* _JOB_: Restate each line word for word. Leave out every picture.

* _SOURCE EXCERPT_:
******
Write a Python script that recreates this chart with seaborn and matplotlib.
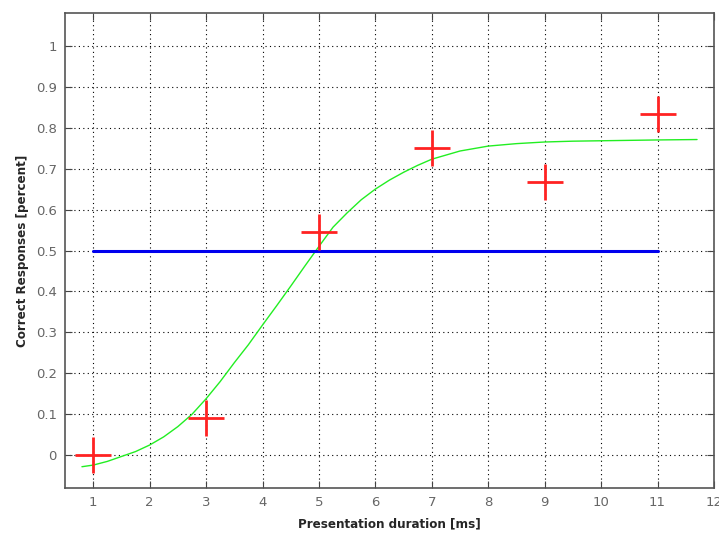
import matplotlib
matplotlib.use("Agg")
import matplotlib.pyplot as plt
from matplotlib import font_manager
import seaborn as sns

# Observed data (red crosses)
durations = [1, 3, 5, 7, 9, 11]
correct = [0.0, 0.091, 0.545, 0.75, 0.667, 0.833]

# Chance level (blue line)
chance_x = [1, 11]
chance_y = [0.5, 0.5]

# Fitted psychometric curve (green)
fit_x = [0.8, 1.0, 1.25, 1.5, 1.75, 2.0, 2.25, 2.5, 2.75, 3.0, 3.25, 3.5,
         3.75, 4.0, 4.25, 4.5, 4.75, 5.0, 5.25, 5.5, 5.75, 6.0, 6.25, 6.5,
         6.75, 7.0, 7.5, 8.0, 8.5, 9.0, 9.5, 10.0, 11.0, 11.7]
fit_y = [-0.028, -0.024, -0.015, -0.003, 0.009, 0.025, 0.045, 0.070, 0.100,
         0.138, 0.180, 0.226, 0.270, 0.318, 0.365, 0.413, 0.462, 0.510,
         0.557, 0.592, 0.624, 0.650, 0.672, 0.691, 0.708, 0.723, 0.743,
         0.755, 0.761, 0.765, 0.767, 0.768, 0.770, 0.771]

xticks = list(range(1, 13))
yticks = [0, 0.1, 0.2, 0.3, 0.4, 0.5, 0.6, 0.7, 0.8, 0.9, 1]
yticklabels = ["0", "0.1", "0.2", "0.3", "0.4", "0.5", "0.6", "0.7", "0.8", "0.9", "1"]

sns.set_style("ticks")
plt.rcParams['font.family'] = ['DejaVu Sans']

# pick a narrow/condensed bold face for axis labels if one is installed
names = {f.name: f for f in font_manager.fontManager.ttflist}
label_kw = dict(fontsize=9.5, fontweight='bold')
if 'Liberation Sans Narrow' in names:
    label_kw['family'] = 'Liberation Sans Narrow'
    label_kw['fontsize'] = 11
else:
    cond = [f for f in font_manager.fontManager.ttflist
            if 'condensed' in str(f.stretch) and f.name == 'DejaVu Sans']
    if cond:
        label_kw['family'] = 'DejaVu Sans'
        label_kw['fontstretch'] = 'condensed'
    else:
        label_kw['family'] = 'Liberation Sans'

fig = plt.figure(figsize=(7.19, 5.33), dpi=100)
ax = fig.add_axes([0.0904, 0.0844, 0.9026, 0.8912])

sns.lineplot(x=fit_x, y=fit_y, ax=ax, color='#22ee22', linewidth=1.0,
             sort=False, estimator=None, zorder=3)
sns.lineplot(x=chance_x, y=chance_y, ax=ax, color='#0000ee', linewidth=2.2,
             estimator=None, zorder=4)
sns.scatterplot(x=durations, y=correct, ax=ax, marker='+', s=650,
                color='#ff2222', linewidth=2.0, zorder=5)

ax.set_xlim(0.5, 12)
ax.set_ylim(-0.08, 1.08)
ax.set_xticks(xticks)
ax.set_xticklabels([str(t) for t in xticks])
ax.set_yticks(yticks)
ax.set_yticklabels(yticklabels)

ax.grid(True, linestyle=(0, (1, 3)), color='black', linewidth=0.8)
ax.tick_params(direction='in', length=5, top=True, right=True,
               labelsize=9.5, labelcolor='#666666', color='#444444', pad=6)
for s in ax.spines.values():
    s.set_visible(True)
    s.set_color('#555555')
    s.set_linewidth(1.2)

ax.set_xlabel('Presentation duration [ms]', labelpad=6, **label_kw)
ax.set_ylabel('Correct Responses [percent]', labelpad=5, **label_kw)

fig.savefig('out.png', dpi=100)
******
* _RESPONSE_:
Write a Python script that recreates this chart with seaborn and matplotlib.
import matplotlib
matplotlib.use("Agg")
import matplotlib.pyplot as plt
from matplotlib import font_manager
import seaborn as sns

# Observed data (red crosses)
durations = [1, 3, 5, 7, 9, 11]
correct = [0.0, 0.091, 0.545, 0.75, 0.667, 0.833]

# Chance level (blue line)
chance_x = [1, 11]
chance_y = [0.5, 0.5]

# Fitted psychometric curve (green)
fit_x = [0.8, 1.0, 1.25, 1.5, 1.75, 2.0, 2.25, 2.5, 2.75, 3.0, 3.25, 3.5,
         3.75, 4.0, 4.25, 4.5, 4.75, 5.0, 5.25, 5.5, 5.75, 6.0, 6.25, 6.5,
         6.75, 7.0, 7.5, 8.0, 8.5, 9.0, 9.5, 10.0, 11.0, 11.7]
fit_y = [-0.028, -0.024, -0.015, -0.003, 0.009, 0.025, 0.045, 0.070, 0.100,
         0.138, 0.180, 0.226, 0.270, 0.318, 0.365, 0.413, 0.462, 0.510,
         0.557, 0.592, 0.624, 0.650, 0.672, 0.691, 0.708, 0.723, 0.743,
         0.755, 0.761, 0.765, 0.767, 0.768, 0.770, 0.771]

xticks = list(range(1, 13))
yticks = [0, 0.1, 0.2, 0.3, 0.4, 0.5, 0.6, 0.7, 0.8, 0.9, 1]
yticklabels = ["0", "0.1", "0.2", "0.3", "0.4", "0.5", "0.6", "0.7", "0.8", "0.9", "1"]

sns.set_style("ticks")
plt.rcParams['font.family'] = ['DejaVu Sans']

# pick a narrow/condensed bold face for axis labels if one is installed
names = {f.name: f for f in font_manager.fontManager.ttflist}
label_kw = dict(fontsize=9.5, fontweight='bold')
if 'Liberation Sans Narrow' in names:
    label_kw['family'] = 'Liberation Sans Narrow'
    label_kw['fontsize'] = 11
else:
    cond = [f for f in font_manager.fontManager.ttflist
            if 'condensed' in str(f.stretch) and f.name == 'DejaVu Sans']
    if cond:
        label_kw['family'] = 'DejaVu Sans'
        label_kw['fontstretch'] = 'condensed'
    else:
        label_kw['family'] = 'Liberation Sans'

fig = plt.figure(figsize=(7.19, 5.33), dpi=100)
ax = fig.add_axes([0.0904, 0.0844, 0.9026, 0.8912])

sns.lineplot(x=fit_x, y=fit_y, ax=ax, color='#22ee22', linewidth=1.0,
             sort=False, estimator=None, zorder=3)
sns.lineplot(x=chance_x, y=chance_y, ax=ax, color='#0000ee', linewidth=2.2,
             estimator=None, zorder=4)
sns.scatterplot(x=durations, y=correct, ax=ax, marker='+', s=650,
                color='#ff2222', linewidth=2.0, zorder=5)

ax.set_xlim(0.5, 12)
ax.set_ylim(-0.08, 1.08)
ax.set_xticks(xticks)
ax.set_xticklabels([str(t) for t in xticks])
ax.set_yticks(yticks)
ax.set_yticklabels(yticklabels)

ax.grid(True, linestyle=(0, (1, 3)), color='black', linewidth=0.8)
ax.tick_params(direction='in', length=5, top=True, right=True,
               labelsize=9.5, labelcolor='#666666', color='#444444', pad=6)
for s in ax.spines.values():
    s.set_visible(True)
    s.set_color('#555555')
    s.set_linewidth(1.2)

ax.set_xlabel('Presentation duration [ms]', labelpad=6, **label_kw)
ax.set_ylabel('Correct Responses [percent]', labelpad=5, **label_kw)

fig.savefig('out.png', dpi=100)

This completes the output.